START

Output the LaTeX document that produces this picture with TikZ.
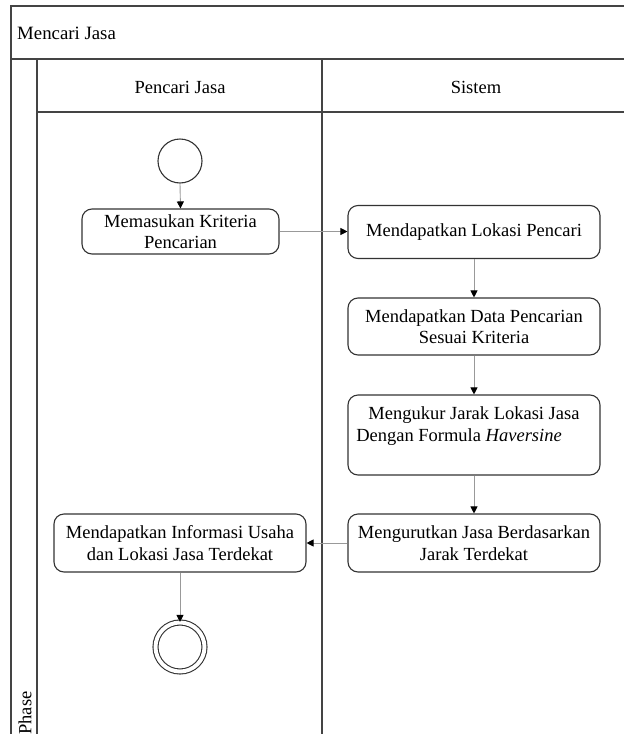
\documentclass[tikz,border=0pt]{standalone}
\usepackage{fontspec}
\setmainfont{Liberation Serif}
\usetikzlibrary{arrows.meta}
\definecolor{framec}{HTML}{444444}
\definecolor{boxc}{HTML}{333333}
\definecolor{linkc}{HTML}{999999}
\tikzset{
  frameline/.style={draw=framec, line width=1.6pt},
  actbox/.style={draw=boxc, line width=1.1pt, rounded corners=10pt, align=center, inner sep=0pt, font=\fontsize{18.5}{21.5}\selectfont},
  lbl/.style={inner sep=0pt, font=\fontsize{18.5}{21.5}\selectfont},
  startnode/.style={draw=boxc, line width=1.1pt, circle, inner sep=0pt, minimum size=44pt},
  endnode/.style={draw=boxc, line width=1.1pt, circle, inner sep=0pt, minimum size=49pt, double, double distance=3.9pt},
  link/.style={draw=linkc, line width=0.9pt, -{Triangle[length=7pt,width=7pt,color=black]}}
}
\begin{document}
\begin{tikzpicture}[x=1pt,y=-1pt]
\useasboundingbox (0,0) rectangle (624,734);
\clip (0,0) rectangle (624,734);
% frame
\draw[frameline] (11,740) -- (11,6) -- (640,6);
\draw[frameline] (11,59) -- (640,59);
\draw[frameline] (37,59) -- (37,740);
\draw[frameline] (37,112) -- (640,112);
\draw[frameline] (322,59) -- (322,740);
% headers
\node[lbl, anchor=west, font=\fontsize{18.8}{21.5}\selectfont] (title) at (17,33) {Mencari Jasa};
\node[lbl] (lane1) at (180,87) {Pencari Jasa};
\node[lbl] (lane2) at (476,87) {Sistem};
\node[lbl, rotate=90] (phase) at (25,713) {Phase};
% nodes
\node[startnode] (start) at (180,161) {};
\node[actbox, minimum width=197pt, minimum height=45pt] (a1) at (180.5,231.5) {Memasukan Kriteria\\Pencarian};
\node[actbox, minimum width=252pt, minimum height=53pt] (a2) at (474,232) {Mendapatkan Lokasi Pencari};
\node[actbox, minimum width=252pt, minimum height=57pt] (a3) at (474,326.5) {Mendapatkan Data Pencarian\\Sesuai Kriteria};
\node[actbox, minimum width=252pt, minimum height=80pt] (a4) at (474,435) {Mengukur Jarak Lokasi Jasa\\Dengan Formula \textit{Haversine}\hspace*{30pt}\mbox{}\\\mbox{}};
\node[actbox, minimum width=252pt, minimum height=58pt] (a5) at (474,543) {Mengurutkan Jasa Berdasarkan\\Jarak Terdekat};
\node[actbox, minimum width=252pt, minimum height=58pt] (a6) at (180,543) {Mendapatkan Informasi Usaha\\dan Lokasi Jasa Terdekat};
\node[endnode] (end) at (180,647) {};
% connectors
\draw[link] (start.south) -- (a1.north);
\draw[link] (a1.east) -- (a1.east -| a2.west);
\draw[link] (a2.south) -- (a3.north);
\draw[link] (a3.south) -- (a4.north);
\draw[link] (a4.south) -- (a5.north);
\draw[link] (a5.west) -- (a6.east);
\draw[link] (a6.south) -- (end.north);
\end{tikzpicture}
\end{document}
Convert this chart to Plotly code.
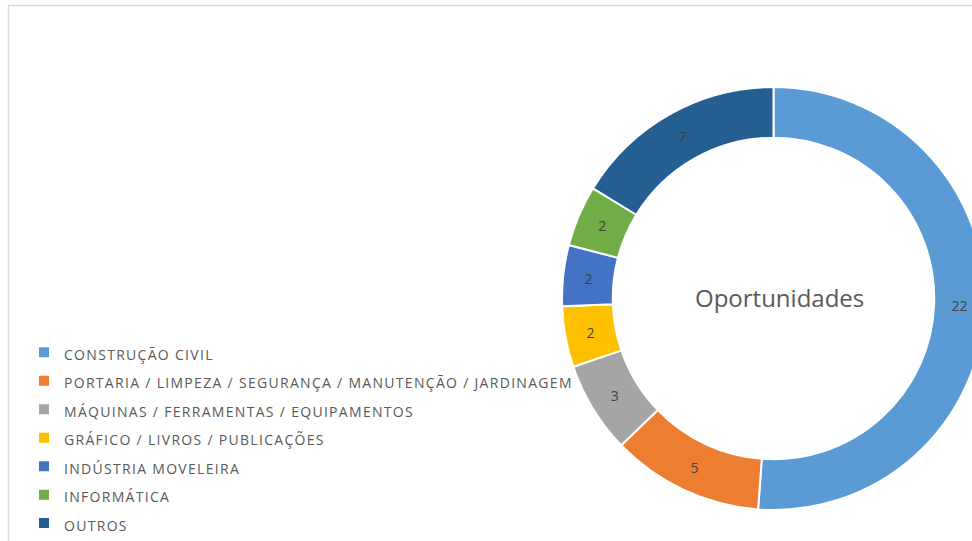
import plotly.graph_objects as go

categories = [
    "CONSTRUÇÃO CIVIL",
    "PORTARIA / LIMPEZA / SEGURANÇA / MANUTENÇÃO / JARDINAGEM",
    "MÁQUINAS / FERRAMENTAS / EQUIPAMENTOS",
    "GRÁFICO / LIVROS / PUBLICAÇÕES",
    "INDÚSTRIA MOVELEIRA",
    "INFORMÁTICA",
    "OUTROS",
]
values = [22, 5, 3, 2, 2, 2, 7]
colors = ["#5B9BD5", "#ED7D31", "#A5A5A5", "#FFC000", "#4472C4", "#70AD47", "#255E91"]
center_title = "Oportunidades"

W, H = 990, 541
FONT = "Open Sans, Noto Sans, sans-serif"

legend_labels = [
    f'<span style="font-size:14px;letter-spacing:1.3px">{c}</span>' for c in categories
]

fig = go.Figure(
    go.Pie(
        labels=legend_labels,
        values=values,
        hole=0.76,
        sort=False,
        direction="clockwise",
        rotation=0,
        marker=dict(colors=colors, line=dict(color="white", width=2)),
        textinfo="value",
        textposition="inside",
        insidetextorientation="horizontal",
        textfont=dict(family=FONT, size=14, color="#404040"),
        hoverinfo="skip",
        domain=dict(x=[562 / W, 985 / W], y=[31 / H, 454 / H]),
    )
)

fig.add_annotation(
    text=center_title, x=779 / W, y=(H - 297) / H, xref="paper", yref="paper",
    showarrow=False, font=dict(family=FONT, size=24, color="#595959"),
    xanchor="center", yanchor="middle",
)

fig.add_shape(
    type="rect", xref="paper", yref="paper",
    x0=8.5 / W, x1=1.05, y0=(H - 5.5) / H, y1=-0.05,
    line=dict(color="#D9D9D9", width=1.5), fillcolor="rgba(0,0,0,0)",
)

fig.update_layout(
    width=W, height=H,
    margin=dict(l=0, r=0, t=0, b=0, autoexpand=False),
    paper_bgcolor="white", plot_bgcolor="white",
    showlegend=True,
    legend=dict(
        x=24 / W, y=(H - 333) / H, xanchor="left", yanchor="top",
        font=dict(family=FONT, size=19.6, color="#595959"),
        bgcolor="rgba(0,0,0,0)",
    ),
)

fig.write_html(
    "out.html",
    config={"displayModeBar": False},
    post_script="document.body.style.margin='0';document.body.style.overflow='hidden';",
)
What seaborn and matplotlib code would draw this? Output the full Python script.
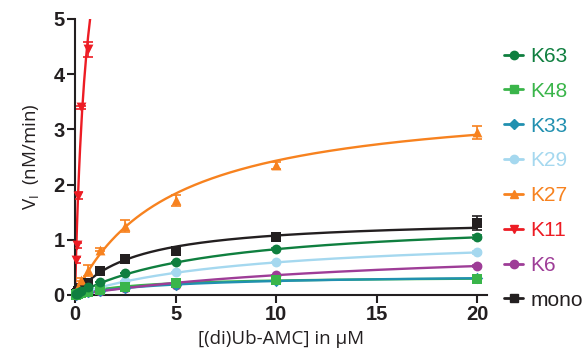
import numpy as np
import pandas as pd
import matplotlib
matplotlib.use("Agg")
import matplotlib.pyplot as plt
from matplotlib.lines import Line2D
import seaborn as sns

sns.set_theme(style="ticks")
plt.rcParams['font.family'] = ['Liberation Sans', 'DejaVu Sans']

# ---- data ----
series = ["K63", "K48", "K33", "K29", "K27", "K11", "K6", "mono"]
colors = ["#0f7f3f", "#3ab54a", "#2190b0", "#a5d8ef", "#f7821f", "#ed1c24", "#9e3d97", "#231f20"]
markers = ["o", "s", "D", "o", "^", "v", "o", "s"]

conc = [0.039, 0.078, 0.156, 0.3125, 0.625, 1.25, 2.5, 5, 10, 20]
conc_k11 = [0.039, 0.078, 0.156, 0.3125, 0.625]

v_k63 = [0.01, 0.02, 0.04, 0.08, 0.14, 0.24, 0.39, 0.60, 0.83, 1.05]
v_k48 = [0.005, 0.01, 0.02, 0.03, 0.05, 0.09, 0.145, 0.22, 0.27, 0.29]
v_k33 = [0.005, 0.01, 0.02, 0.03, 0.05, 0.08, 0.12, 0.18, 0.25, 0.31]
v_k29 = [0.01, 0.015, 0.03, 0.05, 0.08, 0.15, 0.25, 0.42, 0.59, 0.77]
v_k27 = [0.03, 0.06, 0.14, 0.28, 0.45, 0.82, 1.25, 1.72, 2.35, 2.95]
v_k11 = [0.63, 0.90, 1.80, 3.40, 4.45]
v_k6 = [0.005, 0.01, 0.015, 0.03, 0.05, 0.08, 0.12, 0.18, 0.36, 0.52]
v_mono = [0.02, 0.04, 0.07, 0.12, 0.22, 0.44, 0.66, 0.80, 1.05, 1.30]

e_k63 = [0, 0, 0, 0, 0, 0, 0, 0, 0.02, 0.03]
e_k48 = [0, 0, 0, 0, 0, 0, 0, 0, 0.01, 0.02]
e_k33 = [0, 0, 0, 0, 0, 0, 0, 0, 0.02, 0.04]
e_k29 = [0, 0, 0, 0, 0, 0, 0, 0, 0.01, 0.02]
e_k27 = [0, 0, 0, 0.02, 0.10, 0.03, 0.10, 0.10, 0.06, 0.12]
e_k11 = [0.05, 0.04, 0.06, 0.03, 0.13]
e_k6 = [0, 0, 0, 0, 0, 0, 0, 0, 0.01, 0.02]
e_mono = [0, 0, 0, 0, 0, 0, 0, 0.02, 0.03, 0.13]

# Michaelis-Menten fit parameters (Vmax, Km)
vmax = [1.41, 0.34, 0.38, 1.11, 3.6, 9.0, 0.97, 1.40]
km = [7.0, 3.0, 5.0, 8.8, 4.8, 0.6, 17.0, 3.0]

values = [v_k63, v_k48, v_k33, v_k29, v_k27, v_k11, v_k6, v_mono]
errors = [e_k63, e_k48, e_k33, e_k29, e_k27, e_k11, e_k6, e_mono]
xs = [conc, conc, conc, conc, conc, conc_k11, conc, conc]

fig = plt.figure(figsize=(5.88, 3.58), dpi=100)
ax = fig.add_axes([0.1276, 0.176, 0.7007, 0.771])

xfit = np.linspace(0, 20, 400)
order = list(range(len(series)))[::-1]
for i in order:
    c = colors[i]
    fit = pd.DataFrame({"x": xfit, "y": vmax[i] * xfit / (km[i] + xfit)})
    sns.lineplot(data=fit, x="x", y="y", ax=ax, color=c, lw=1.7, zorder=2 + i * 0.01)
    ax.errorbar(xs[i], values[i], yerr=errors[i], fmt="none", ecolor=c,
                elinewidth=1.2, capsize=3.5, capthick=1.2, zorder=3)
    df = pd.DataFrame({"x": xs[i], "y": values[i]})
    sns.scatterplot(data=df, x="x", y="y", ax=ax, color=c, marker=markers[i],
                    s=50 if markers[i] != "D" else 34, edgecolor=c, linewidth=0,
                    zorder=4 + (len(series) - i) * 0.01, clip_on=False)

ax.set_xlim(0, 20.5)
ax.set_ylim(0, 5)
ax.set_xticks([0, 5, 10, 15, 20])
ax.set_yticks([0, 1, 2, 3, 4, 5])
for s in ["top", "right"]:
    ax.spines[s].set_visible(False)
for s in ["left", "bottom"]:
    ax.spines[s].set_linewidth(1.5)
    ax.spines[s].set_color("#231f20")
ax.tick_params(axis="both", direction="out", length=5.5, width=1.5, colors="#231f20",
               labelsize=14.5, pad=2)
for lab in ax.get_xticklabels() + ax.get_yticklabels():
    lab.set_fontweight("bold")

ax.set_xlabel("[(di)Ub-AMC] in µM", fontsize=13.5, family=["Open Sans", "DejaVu Sans"],
              color="#231f20", labelpad=4)
ax.set_ylabel(r"V$_{\mathregular{I}}$  (nM/min)", fontsize=13.5,
              family=["Open Sans", "DejaVu Sans"], color="#231f20", labelpad=8)

handles = [Line2D([0], [0], color=colors[i], marker=markers[i], lw=2,
                  markersize=6 if markers[i] != "D" else 5) for i in range(len(series))]
leg = ax.legend(handles, series, loc="upper left", bbox_to_anchor=(1.042, 0.899),
                frameon=False, fontsize=15, handlelength=0.9, handletextpad=0.35,
                labelspacing=0.76, borderaxespad=0, borderpad=0)
for t, c in zip(leg.get_texts(), colors):
    t.set_color(c)

fig.savefig("out.png", dpi=100)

END

**YOUR INSTRUCTIONS:** Above are records; say how many of their lines contain the word "matplotlib", giving only the number.

**ANSWER TO THE TASK:** 5